Guruji: “Basically Dravidians used to rule here, who never used to invade anybody lived in harmony with nature. Their houses and cities were built in Harappa / Mohanjodaro style. They were very advanced and peaceful people. Aryans started the invasions. They must have come from the Middle East, because, as we discussed earlier, both Rama’s kingdom as well as Pandavas’ Hastinapur appear to be in Egypt. I just remembered a Tibetan book I read long time back; It described Kalki avatar to be born in a village named Sambal, and Tibetans have placed Sambal in Moscow, that Moscow is where Kalki would be born. That is a Tibetan point of view. I think when we think about our mythologies, we should take the entire Asia, Europe, and Africa into consideration. Only then we’ll be able to decode it’s secrets. ‘From the Himalayas all the way to the ocean’ has been repeated multiple times to describe the prominent kingdoms of the old.

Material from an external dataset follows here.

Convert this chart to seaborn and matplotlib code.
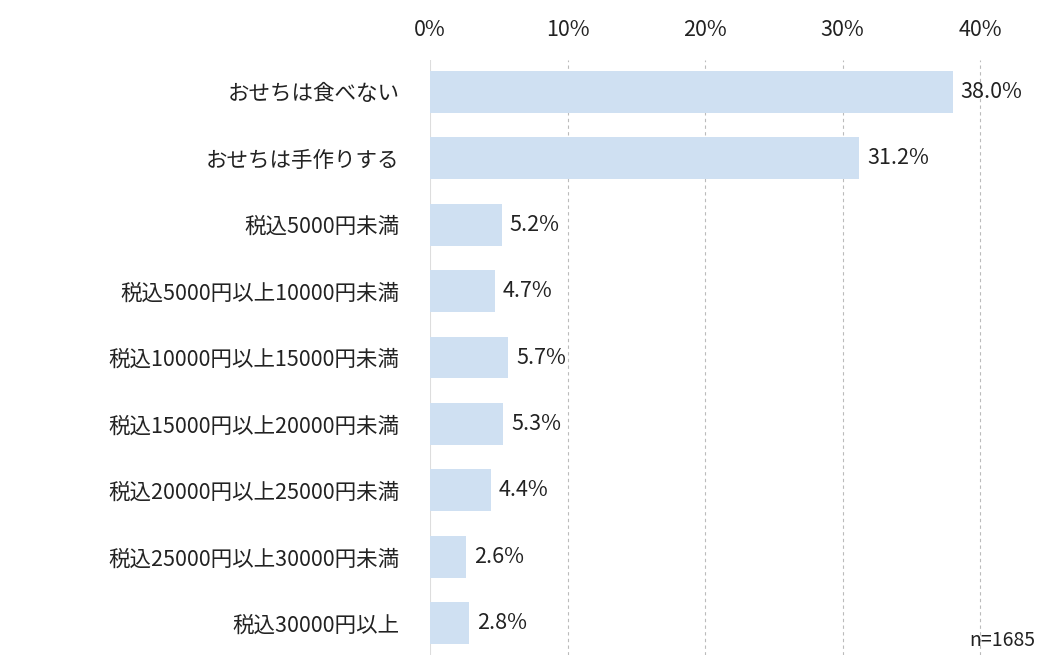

“In a way even America was attached at some point through Alaska and Siberia. now this is from the current time frame. if we go even further back, geography says there was only one land, Gondwana. The shifting has happened later, continents started drifting away. There was only one land-mass. May be the descriptions in our Puranas was from around that time. But since Puranas refer to Himalaya, we can say they were written after Himalaya was formed. But I think there’s no reference to Himalaya in vedas. May be, I’m not sure. In Puranas there definitely is, also in Ramayana. But even in some of the old Puranas there’s no reference to Himalaya. For example, Vamana Purana has no reference to Himalaya. Neither in vedas’ richas (verses). Mountains are mentioned, Sumeru mountain is definitely referenced quite a lot. This means that some hints about the previous geography has reached us as well.”